OBJECTIVE>
With the images removed, repeat the data below exactly.

LISTED ENTRIES>
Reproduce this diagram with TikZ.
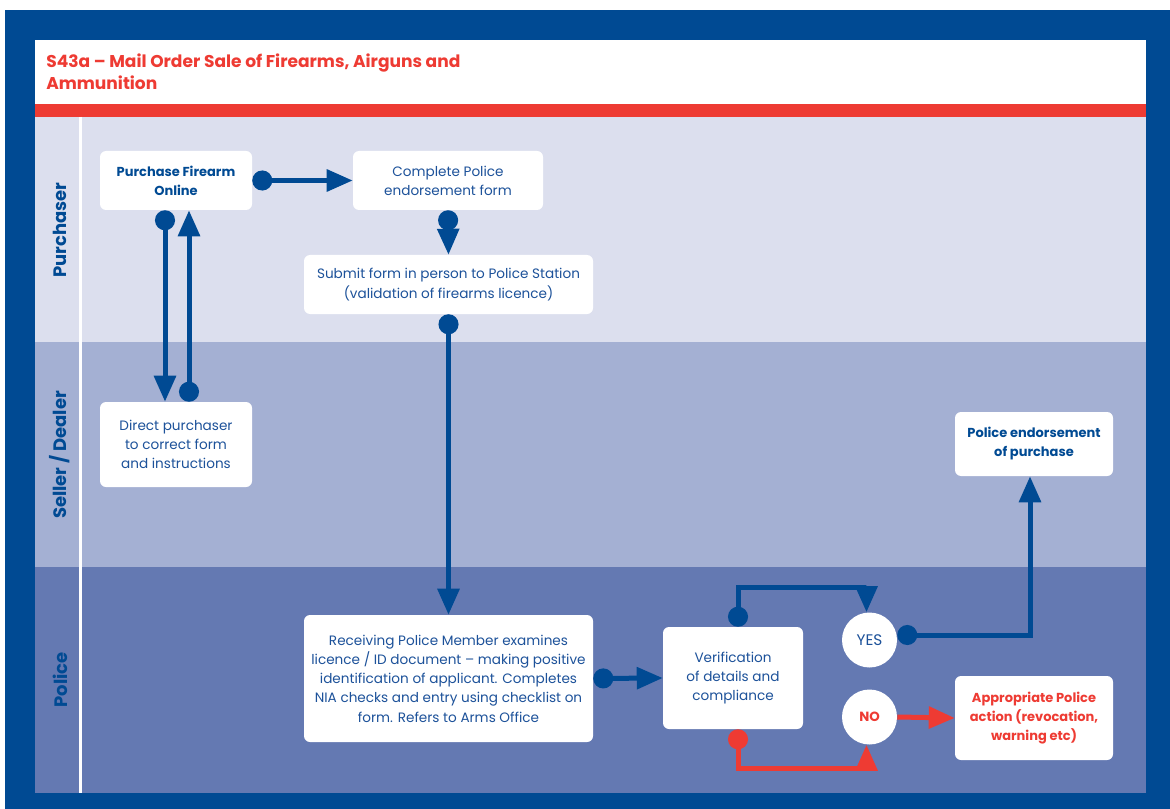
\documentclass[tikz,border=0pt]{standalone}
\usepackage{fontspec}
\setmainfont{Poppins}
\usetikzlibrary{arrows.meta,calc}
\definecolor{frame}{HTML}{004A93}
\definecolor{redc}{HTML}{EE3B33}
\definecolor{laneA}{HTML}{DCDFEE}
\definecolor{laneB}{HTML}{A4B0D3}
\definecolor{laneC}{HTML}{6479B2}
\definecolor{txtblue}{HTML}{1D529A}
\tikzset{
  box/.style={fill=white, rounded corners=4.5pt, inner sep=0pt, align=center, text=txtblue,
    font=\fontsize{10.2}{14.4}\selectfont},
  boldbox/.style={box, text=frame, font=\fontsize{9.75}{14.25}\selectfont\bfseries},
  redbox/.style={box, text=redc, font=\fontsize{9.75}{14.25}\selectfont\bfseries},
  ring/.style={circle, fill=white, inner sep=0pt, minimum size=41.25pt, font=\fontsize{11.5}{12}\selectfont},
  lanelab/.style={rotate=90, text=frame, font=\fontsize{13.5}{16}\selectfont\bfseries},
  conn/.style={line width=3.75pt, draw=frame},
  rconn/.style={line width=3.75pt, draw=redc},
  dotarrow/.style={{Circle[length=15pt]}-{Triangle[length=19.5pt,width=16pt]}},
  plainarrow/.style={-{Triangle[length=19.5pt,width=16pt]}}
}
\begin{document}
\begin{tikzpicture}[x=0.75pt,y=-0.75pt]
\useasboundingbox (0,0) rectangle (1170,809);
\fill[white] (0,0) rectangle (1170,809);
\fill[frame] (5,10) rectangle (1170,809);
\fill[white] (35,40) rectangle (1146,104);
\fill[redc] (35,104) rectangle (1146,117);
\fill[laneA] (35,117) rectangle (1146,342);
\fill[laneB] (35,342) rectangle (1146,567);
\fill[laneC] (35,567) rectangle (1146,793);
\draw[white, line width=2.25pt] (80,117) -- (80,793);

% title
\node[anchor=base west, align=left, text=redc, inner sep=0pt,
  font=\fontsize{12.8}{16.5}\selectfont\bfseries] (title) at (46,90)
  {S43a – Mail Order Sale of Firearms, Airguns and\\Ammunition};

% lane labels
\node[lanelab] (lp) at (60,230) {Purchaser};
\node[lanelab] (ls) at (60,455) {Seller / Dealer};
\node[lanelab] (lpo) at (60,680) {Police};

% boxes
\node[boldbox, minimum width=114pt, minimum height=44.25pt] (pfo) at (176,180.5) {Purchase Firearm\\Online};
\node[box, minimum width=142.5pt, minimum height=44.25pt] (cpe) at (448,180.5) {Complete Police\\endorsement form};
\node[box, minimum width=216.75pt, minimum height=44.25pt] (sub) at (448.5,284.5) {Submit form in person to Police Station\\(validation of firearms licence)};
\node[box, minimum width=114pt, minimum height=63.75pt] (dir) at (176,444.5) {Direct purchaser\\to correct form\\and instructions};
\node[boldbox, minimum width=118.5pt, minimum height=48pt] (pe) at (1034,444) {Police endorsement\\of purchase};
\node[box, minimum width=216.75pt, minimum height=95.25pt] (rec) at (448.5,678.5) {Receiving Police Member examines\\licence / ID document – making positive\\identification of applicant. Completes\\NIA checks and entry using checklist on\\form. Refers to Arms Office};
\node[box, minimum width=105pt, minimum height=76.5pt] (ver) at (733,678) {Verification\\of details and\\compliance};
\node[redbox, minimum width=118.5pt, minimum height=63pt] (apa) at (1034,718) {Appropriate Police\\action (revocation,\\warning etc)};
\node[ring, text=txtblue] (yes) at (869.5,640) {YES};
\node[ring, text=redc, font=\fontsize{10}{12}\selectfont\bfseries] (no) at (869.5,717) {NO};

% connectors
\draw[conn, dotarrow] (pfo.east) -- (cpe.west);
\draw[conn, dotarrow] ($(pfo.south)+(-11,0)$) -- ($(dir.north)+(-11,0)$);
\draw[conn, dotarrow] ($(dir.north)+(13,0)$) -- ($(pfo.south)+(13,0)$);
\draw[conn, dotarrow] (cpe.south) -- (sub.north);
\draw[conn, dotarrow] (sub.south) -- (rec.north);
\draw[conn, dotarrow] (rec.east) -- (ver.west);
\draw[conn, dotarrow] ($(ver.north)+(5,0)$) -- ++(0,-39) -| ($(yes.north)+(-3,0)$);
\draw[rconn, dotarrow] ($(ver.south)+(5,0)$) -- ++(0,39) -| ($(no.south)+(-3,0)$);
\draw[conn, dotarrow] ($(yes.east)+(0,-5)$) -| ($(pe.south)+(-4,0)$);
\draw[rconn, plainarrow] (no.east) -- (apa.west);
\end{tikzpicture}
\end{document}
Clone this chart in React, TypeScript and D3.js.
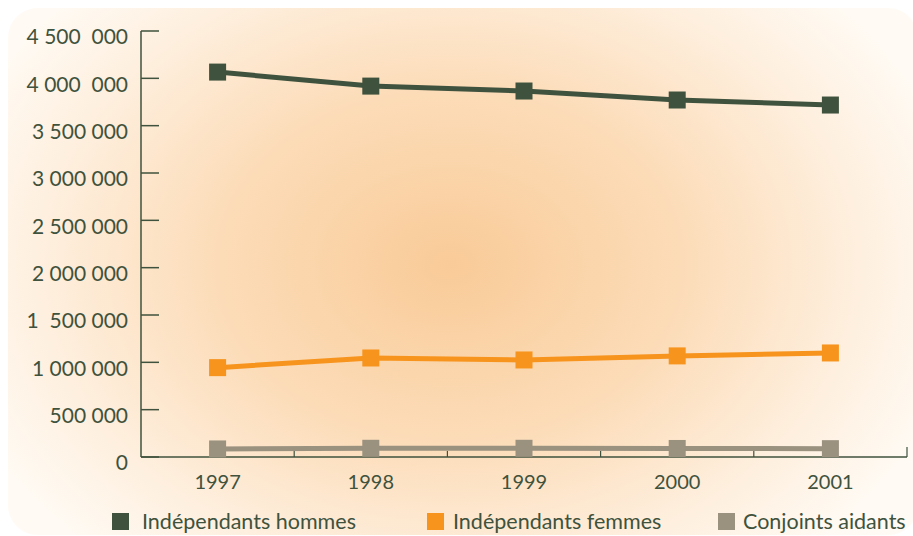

EXERCISE OUTPUT>
Reproduce this diagram with TikZ.
\documentclass[tikz,border=0pt]{standalone}
\usepackage{fontspec}
\setmainfont{Poppins}
\usetikzlibrary{arrows.meta,calc}
\definecolor{frame}{HTML}{004A93}
\definecolor{redc}{HTML}{EE3B33}
\definecolor{laneA}{HTML}{DCDFEE}
\definecolor{laneB}{HTML}{A4B0D3}
\definecolor{laneC}{HTML}{6479B2}
\definecolor{txtblue}{HTML}{1D529A}
\tikzset{
  box/.style={fill=white, rounded corners=4.5pt, inner sep=0pt, align=center, text=txtblue,
    font=\fontsize{10.2}{14.4}\selectfont},
  boldbox/.style={box, text=frame, font=\fontsize{9.75}{14.25}\selectfont\bfseries},
  redbox/.style={box, text=redc, font=\fontsize{9.75}{14.25}\selectfont\bfseries},
  ring/.style={circle, fill=white, inner sep=0pt, minimum size=41.25pt, font=\fontsize{11.5}{12}\selectfont},
  lanelab/.style={rotate=90, text=frame, font=\fontsize{13.5}{16}\selectfont\bfseries},
  conn/.style={line width=3.75pt, draw=frame},
  rconn/.style={line width=3.75pt, draw=redc},
  dotarrow/.style={{Circle[length=15pt]}-{Triangle[length=19.5pt,width=16pt]}},
  plainarrow/.style={-{Triangle[length=19.5pt,width=16pt]}}
}
\begin{document}
\begin{tikzpicture}[x=0.75pt,y=-0.75pt]
\useasboundingbox (0,0) rectangle (1170,809);
\fill[white] (0,0) rectangle (1170,809);
\fill[frame] (5,10) rectangle (1170,809);
\fill[white] (35,40) rectangle (1146,104);
\fill[redc] (35,104) rectangle (1146,117);
\fill[laneA] (35,117) rectangle (1146,342);
\fill[laneB] (35,342) rectangle (1146,567);
\fill[laneC] (35,567) rectangle (1146,793);
\draw[white, line width=2.25pt] (80,117) -- (80,793);

% title
\node[anchor=base west, align=left, text=redc, inner sep=0pt,
  font=\fontsize{12.8}{16.5}\selectfont\bfseries] (title) at (46,90)
  {S43a – Mail Order Sale of Firearms, Airguns and\\Ammunition};

% lane labels
\node[lanelab] (lp) at (60,230) {Purchaser};
\node[lanelab] (ls) at (60,455) {Seller / Dealer};
\node[lanelab] (lpo) at (60,680) {Police};

% boxes
\node[boldbox, minimum width=114pt, minimum height=44.25pt] (pfo) at (176,180.5) {Purchase Firearm\\Online};
\node[box, minimum width=142.5pt, minimum height=44.25pt] (cpe) at (448,180.5) {Complete Police\\endorsement form};
\node[box, minimum width=216.75pt, minimum height=44.25pt] (sub) at (448.5,284.5) {Submit form in person to Police Station\\(validation of firearms licence)};
\node[box, minimum width=114pt, minimum height=63.75pt] (dir) at (176,444.5) {Direct purchaser\\to correct form\\and instructions};
\node[boldbox, minimum width=118.5pt, minimum height=48pt] (pe) at (1034,444) {Police endorsement\\of purchase};
\node[box, minimum width=216.75pt, minimum height=95.25pt] (rec) at (448.5,678.5) {Receiving Police Member examines\\licence / ID document – making positive\\identification of applicant. Completes\\NIA checks and entry using checklist on\\form. Refers to Arms Office};
\node[box, minimum width=105pt, minimum height=76.5pt] (ver) at (733,678) {Verification\\of details and\\compliance};
\node[redbox, minimum width=118.5pt, minimum height=63pt] (apa) at (1034,718) {Appropriate Police\\action (revocation,\\warning etc)};
\node[ring, text=txtblue] (yes) at (869.5,640) {YES};
\node[ring, text=redc, font=\fontsize{10}{12}\selectfont\bfseries] (no) at (869.5,717) {NO};

% connectors
\draw[conn, dotarrow] (pfo.east) -- (cpe.west);
\draw[conn, dotarrow] ($(pfo.south)+(-11,0)$) -- ($(dir.north)+(-11,0)$);
\draw[conn, dotarrow] ($(dir.north)+(13,0)$) -- ($(pfo.south)+(13,0)$);
\draw[conn, dotarrow] (cpe.south) -- (sub.north);
\draw[conn, dotarrow] (sub.south) -- (rec.north);
\draw[conn, dotarrow] (rec.east) -- (ver.west);
\draw[conn, dotarrow] ($(ver.north)+(5,0)$) -- ++(0,-39) -| ($(yes.north)+(-3,0)$);
\draw[rconn, dotarrow] ($(ver.south)+(5,0)$) -- ++(0,39) -| ($(no.south)+(-3,0)$);
\draw[conn, dotarrow] ($(yes.east)+(0,-5)$) -| ($(pe.south)+(-4,0)$);
\draw[rconn, plainarrow] (no.east) -- (apa.west);
\end{tikzpicture}
\end{document}
Clone this chart in React, TypeScript and D3.js.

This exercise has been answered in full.